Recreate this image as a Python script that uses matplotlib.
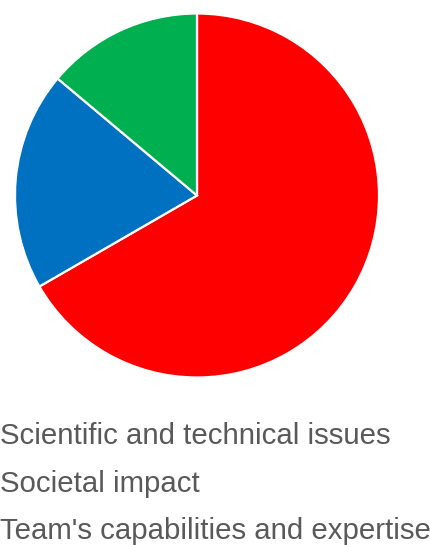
import matplotlib
matplotlib.use("Agg")
import matplotlib.pyplot as plt

labels = ["Scientific and technical issues", "Societal impact", "Team's capabilities and expertise"]
values = [48, 14, 10]
colors = ["#FF0000", "#0070C0", "#00B050"]

plt.rcParams['font.family'] = ['Liberation Sans', 'DejaVu Sans']

fig = plt.figure(figsize=(4.31, 5.45), dpi=100)
ax = fig.add_axes([15/431, 1 - 377.5/545, 364/431, 364/545])
wedges, _ = ax.pie(values, colors=colors, startangle=90, counterclock=False,
                   wedgeprops=dict(edgecolor='white', linewidth=1.6))
ax.set_xlim(-1.0, 1.0)
ax.set_ylim(-1.0, 1.0)
ax.set_aspect('equal')
ax.axis('off')

fig.legend(wedges, labels, loc='upper left',
           bbox_to_anchor=(-44/431, 1 - 422/545), bbox_transform=fig.transFigure,
           frameon=False, fontsize=21.2, labelcolor='#595959',
           handlelength=1.0, handletextpad=0.5, borderpad=0, borderaxespad=0,
           labelspacing=0.67)

fig.savefig("out.png", dpi=100)
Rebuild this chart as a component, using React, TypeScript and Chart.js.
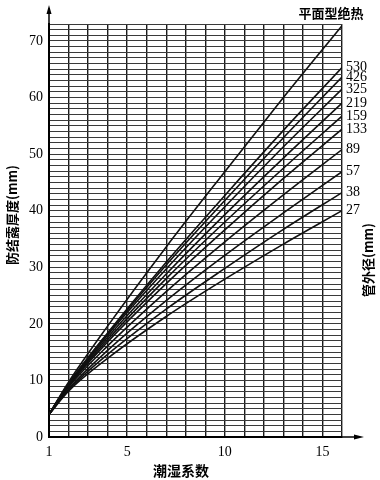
import { useEffect, useRef } from 'react';
import { Chart, registerables } from 'chart.js';

Chart.register(...registerables);

// Humidity coefficient (x) sample points
const xs = [1, 2, 4, 7, 10, 13, 16];

// Anti-condensation thickness (mm) per pipe outer diameter
const flatPlane = [4, 9.7, 19.6, 33.6, 46.9, 60.0, 72.7];
const d530 = [4, 9.4, 18.4, 30.9, 42.7, 54.2, 65.3];
const d426 = [4, 9.4, 18.2, 30.4, 41.8, 52.9, 63.6];
const d325 = [4, 9.3, 18.0, 29.7, 40.7, 51.3, 61.5];
const d219 = [4, 9.2, 17.6, 28.8, 39.3, 49.3, 59.0];
const d159 = [4, 9.1, 17.2, 28.0, 38.0, 47.5, 56.7];
const d133 = [4, 9.0, 16.8, 27.1, 36.6, 45.7, 54.4];
const d89 = [4, 8.8, 16.1, 25.7, 34.5, 42.8, 50.8];
const d57 = [4, 8.5, 15.3, 24.1, 32.1, 39.6, 46.9];
const d38 = [4, 8.3, 14.6, 22.6, 29.8, 36.7, 43.2];
const d27 = [4, 8.1, 13.9, 21.3, 27.9, 34.1, 40.0];

const seriesLabels = ['平面型绝热', '530', '426', '325', '219', '159', '133', '89', '57', '38', '27'];
const seriesData = [flatPlane, d530, d426, d325, d219, d159, d133, d89, d57, d38, d27];

const xTickLabels = [1, 5, 10, 15];
const yTickLabels = [0, 10, 20, 30, 40, 50, 60, 70];

const xTitle = '潮湿系数';
const yTitle = '防结露厚度(mm)';
const rightTitle = '管外径(mm)';

const SERIF = '"Liberation Serif", "DejaVu Serif", serif';
const CJK = '"Noto Sans CJK SC", sans-serif';

const annotatePlugin = {
  id: 'annotate',
  afterDraw(chart: any) {
    const ctx = chart.ctx;
    const { left, right, top, bottom } = chart.chartArea;
    const ys = chart.scales.y;
    ctx.save();
    ctx.strokeStyle = '#000';
    ctx.fillStyle = '#000';
    // y axis arrow
    ctx.lineWidth = 1.5;
    ctx.beginPath();
    ctx.moveTo(left, top);
    ctx.lineTo(left, top - 16);
    ctx.stroke();
    ctx.beginPath();
    ctx.moveTo(left, top - 19);
    ctx.lineTo(left - 2.5, top - 10);
    ctx.lineTo(left + 2.5, top - 10);
    ctx.closePath();
    ctx.fill();
    // x axis arrow
    ctx.beginPath();
    ctx.moveTo(right, bottom);
    ctx.lineTo(right + 18, bottom);
    ctx.stroke();
    ctx.beginPath();
    ctx.moveTo(right + 22, bottom);
    ctx.lineTo(right + 12, bottom - 2.5);
    ctx.lineTo(right + 12, bottom + 2.5);
    ctx.closePath();
    ctx.fill();

    // right-side series labels
    ctx.font = `14px ${SERIF}`;
    ctx.textAlign = 'left';
    ctx.textBaseline = 'middle';
    for (let i = 1; i < seriesLabels.length; i++) {
      const arr = seriesData[i];
      const py = ys.getPixelForValue(arr[arr.length - 1]);
      ctx.fillText(seriesLabels[i], right + 4, py);
    }
    // flat-plane label
    ctx.font = `bold 13px ${CJK}`;
    ctx.textAlign = 'center';
    ctx.fillText(seriesLabels[0], 331, 13);

    // x title
    ctx.font = `bold 14px ${CJK}`;
    ctx.fillText(xTitle, 181, 471);

    // y title
    ctx.save();
    ctx.translate(12, 215);
    ctx.rotate(-Math.PI / 2);
    ctx.font = `bold 13px ${CJK}`;
    ctx.fillText(yTitle, 0, 0);
    ctx.restore();

    // right title
    ctx.save();
    ctx.translate(368, 260);
    ctx.rotate(-Math.PI / 2);
    ctx.font = `bold 13px ${CJK}`;
    ctx.fillText(rightTitle, 0, 0);
    ctx.restore();

    ctx.restore();
  },
};

export default function App() {
  const ref = useRef<HTMLCanvasElement | null>(null);
  useEffect(() => {
    if (!ref.current) return;
    const chart = new Chart(ref.current, {
      type: 'line',
      data: {
        datasets: seriesData.map((arr, i) => ({
          label: seriesLabels[i],
          data: arr.map((v, j) => ({ x: xs[j], y: v })),
          borderColor: '#111',
          borderWidth: 1.6,
          pointRadius: 0,
          cubicInterpolationMode: 'monotone' as const,
          fill: false,
        })),
      },
      options: {
        animation: false,
        responsive: false,
        devicePixelRatio: 1,
        layout: { padding: { top: 24, right: 38, left: 0, bottom: 0 } },
        plugins: { legend: { display: false }, tooltip: { enabled: false } },
        scales: {
          x: {
            type: 'linear',
            min: 1,
            max: 16,
            afterFit: (axis: any) => {
              axis.height = 43;
            },
            ticks: {
              stepSize: 1,
              autoSkip: false,
              maxRotation: 0,
              padding: 7,
              color: '#000',
              font: { family: SERIF, size: 14 },
              callback: (v: any) => (xTickLabels.includes(Number(v)) ? String(v) : ''),
            },
            grid: { color: '#1a1a1a', lineWidth: 1.4, drawTicks: false },
            border: { display: true, color: '#000', width: 2 },
          },
          y: {
            type: 'linear',
            min: 0,
            max: 73,
            afterFit: (axis: any) => {
              axis.width = 49;
            },
            ticks: {
              stepSize: 1,
              autoSkip: false,
              padding: 6,
              color: '#000',
              font: { family: SERIF, size: 14 },
              callback: (v: any) => (yTickLabels.includes(Number(v)) ? String(v) : ''),
            },
            grid: { color: '#3a3a3a', lineWidth: 1, drawTicks: false },
            border: { display: true, color: '#000', width: 2 },
          },
        },
      },
      plugins: [annotatePlugin],
    });
    return () => chart.destroy();
  }, []);
  return (
    <div style={{ position: 'absolute', left: 0, top: 0, width: 380, height: 480, background: '#fff' }}>
      <canvas ref={ref} width={380} height={480} style={{ width: 380, height: 480, display: 'block' }} />
    </div>
  );
}
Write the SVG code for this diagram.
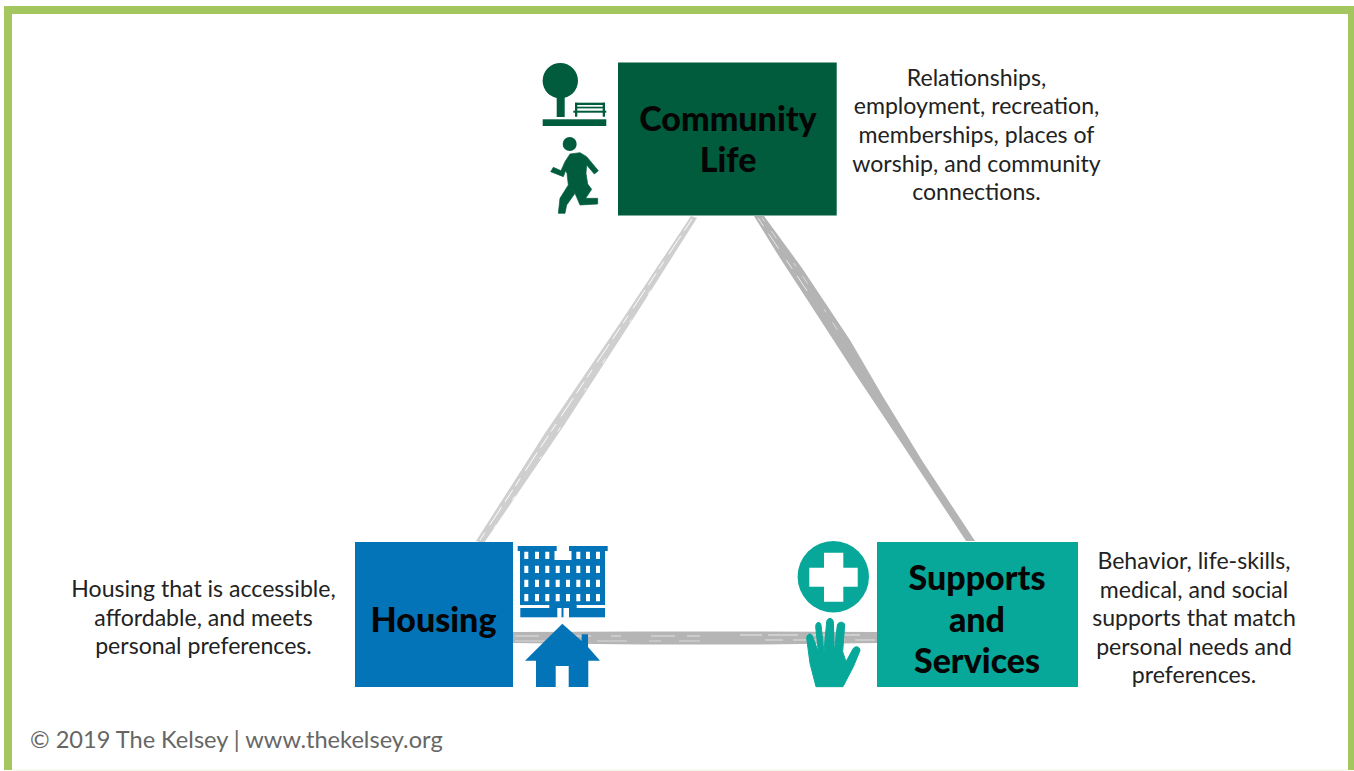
<svg xmlns="http://www.w3.org/2000/svg" width="1354" height="771" viewBox="0 0 1354 771">
<style>
text{font-family:Lato,"Open Sans","Liberation Sans",sans-serif}
.d{font-size:23.100px;fill:#222;text-anchor:middle}
.t{font-size:34px;font-weight:900;fill:#050505;text-anchor:middle}
.g{fill:#005c3d}.b{fill:#0474b9}.s{fill:#07a899}
.st{fill:none;stroke:#fff;stroke-width:1}
</style>
<rect width="1354" height="771" fill="#fff"/>
<path d="M4 770V6H1354V770H1348V14H12V770Z" fill="#a4c65e"/>
<rect x="12" y="769.500" width="1336" height="1.500" fill="#f3f7ea"/>
<g id="connectors">
<path d="M691 216L697 218L640 308L565 424L484 543L476 541L545 433L622 320Z" fill="#cfcfcf"/>
<path class="st" stroke-dasharray="14 6 22 9 9 5" d="M692 219L622 325L552 430L480 540"/>
<path class="st" stroke-dasharray="5 30 3 44" stroke-width="1.500" d="M696 222L627 326L558 431L486 540" opacity=".8"/>
<path d="M754 216L764 216L802 268L850 340L882 395L923 462L975 541L966 541L904 447L858 378L810 304L780 258Z" fill="#b4b4b4"/>
<path class="st" stroke-dasharray="10 9 18 14" stroke-width=".8" d="M758 218L785 258L812 298" opacity=".7"/>
<path class="st" stroke-dasharray="4 12 9 30" stroke-width=".8" d="M762 218L800 272L840 334" opacity=".5"/>
<path d="M513 632L640 631.500L760 631.500L877 632L877 643L760 644.500L640 644.500L513 643Z" fill="#b5b5b5"/>
<path class="st" stroke-dasharray="24 12 40 20 10 30" stroke-width=".8" d="M515 636H700" opacity=".6"/>
<path class="st" stroke-dasharray="30 22 12 18" stroke-width=".8" d="M515 641H700" opacity=".5"/>
<path class="st" stroke-dasharray="22 6 30 12" stroke-width="1" d="M740 635H860" opacity=".7"/>
<path class="st" stroke-dasharray="18 10 26 8" stroke-width=".8" d="M765 640H875" opacity=".6"/>
</g>
<g id="community-life">
<rect class="g" x="618" y="62.500" width="218.700" height="153"/>
<text class="t" x="728" y="131">Community</text>
<text class="t" x="728" y="172">Life</text>
<g class="g">
<circle cx="560.300" cy="80.700" r="17.700"/>
<path d="M556.700 95H564.700L564.700 117H556.700Z"/>
<rect x="542.700" y="119.300" width="63.600" height="6.700"/>
<rect x="575" y="102.700" width="30" height="2.300"/>
<rect x="575" y="106.700" width="30" height="1.700"/>
<rect x="573.300" y="110.700" width="33" height="2"/>
<rect x="575" y="102.700" width="2.300" height="14"/>
<rect x="602.700" y="102.700" width="2.300" height="14"/>
<circle cx="569.700" cy="144" r="7"/>
<path transform="translate(545 130) scale(.33333)" stroke="#005c3d" stroke-width="2" stroke-linejoin="round" d="M75 72L105 68L125 80L160 122L148 132L125 105L123 130L128 162L140 178L122 205L158 205L158 222L105 225L90 190L65 225L60 250L40 250L45 205L70 165L66 130L62 122L55 140L17 125L25 112L48 122L60 95Z"/>
</g>
</g>
<text class="d" x="976.500" y="85.500">Relationships,</text>
<text class="d" x="976.500" y="114">employment, recreation,</text>
<text class="d" x="976.500" y="142.500">memberships, places of</text>
<text class="d" x="976.500" y="171.500">worship, and community</text>
<text class="d" x="976.500" y="199.500">connections.</text>
<g id="housing">
<rect class="b" x="355" y="542" width="158" height="145"/>
<text class="t" x="433.500" y="632">Housing</text>
<path class="b" fill-rule="evenodd" d="M517.700 546H556.700V551H554.500V560H571.500V551H569V546H607.700V551H605V605H576.700V608H549.300V605H520V551H517.700ZM524.300 551.700V559H528.300V551.700ZM535 551.700V559H539V551.700ZM545.300 551.700V559H549.300V551.700ZM576.300 551.700V559H580.300V551.700ZM586 551.700V559H590V551.700ZM596 551.700V559H600V551.700ZM524.300 565.700V573H528.300V565.700ZM535 565.700V573H539V565.700ZM545.300 565.700V573H549.300V565.700ZM555.700 565.700V573H559.700V565.700ZM566 565.700V573H570V565.700ZM576.300 565.700V573H580.300V565.700ZM586 565.700V573H590V565.700ZM596 565.700V573H600V565.700ZM524.300 579.700V587H528.300V579.700ZM535 579.700V587H539V579.700ZM545.300 579.700V587H549.300V579.700ZM555.700 579.700V587H559.700V579.700ZM566 579.700V587H570V579.700ZM576.300 579.700V587H580.300V579.700ZM586 579.700V587H590V579.700ZM596 579.700V587H600V579.700ZM524.300 594V601.300H528.300V594ZM535 594V601.300H539V594ZM545.300 594V601.300H549.300V594ZM555.700 594V601.300H559.700V594ZM566 594V601.300H570V594ZM576.300 594V601.300H580.300V594ZM586 594V601.300H590V594ZM596 594V601.300H600V594Z"/>
<rect class="b" x="520.300" y="608" width="37" height="9.300"/>
<rect class="b" x="569" y="608" width="36" height="9.300"/>
<rect class="b" x="561.500" y="607" width="2" height="10.300"/>
<path class="b" d="M562.300 623.700L581.700 641V634.300H588V647L600 660.700H588.300V687H568.700V666H555.700V687H536V660.700H525Z"/>
</g>
<text class="d" x="203.500" y="596.500">Housing that is accessible,</text>
<text class="d" x="203.500" y="625.500">affordable, and meets</text>
<text class="d" x="203.500" y="653.500">personal preferences.</text>
<g id="supports-and-services">
<rect class="s" x="877" y="542" width="201" height="145"/>
<text class="t" x="977" y="590">Supports</text>
<text class="t" x="977" y="632">and</text>
<text class="t" x="977" y="673">Services</text>
<circle class="s" cx="833.300" cy="576.700" r="35.700"/>
<path fill="#fff" d="M824 552.700H843.300V567.700H857.700V586.700H843.300V601.700H824V586.700H809.300V567.700H824Z"/>
<path class="s" transform="translate(800 610) scale(.33333)" stroke="#07a899" stroke-width="3" d="M48 230L30 160L20 85C20 70 36 68 38 80L55 125L47 50C47 34 62 34 63 45L72 125L80 35C82 22 98 22 100 35L103 125L112 45C114 34 134 34 134 45L128 125L138 155L160 115C166 108 180 108 180 122L160 170L129 230Z"/>
</g>
<text class="d" x="1194" y="568.500">Behavior, life-skills,</text>
<text class="d" x="1194" y="597.500">medical, and social</text>
<text class="d" x="1194" y="625.500">supports that match</text>
<text class="d" x="1194" y="654.500">personal needs and</text>
<text class="d" x="1194" y="682.500">preferences.</text>
<text x="30" y="748" font-size="23.600" fill="#666">© 2019 The Kelsey | www.thekelsey.org</text>
</svg>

Aim of the exercise: Beginning at the line above that contains "Rebuild this chart", repeat each line exactly through the one that contains "const xs = [1, 2, 4, 7, 10, 13, 16];", and leave out the pictures.

Full answer:
Rebuild this chart as a component, using React, TypeScript and Chart.js.
import { useEffect, useRef } from 'react';
import { Chart, registerables } from 'chart.js';

Chart.register(...registerables);

// Humidity coefficient (x) sample points
const xs = [1, 2, 4, 7, 10, 13, 16];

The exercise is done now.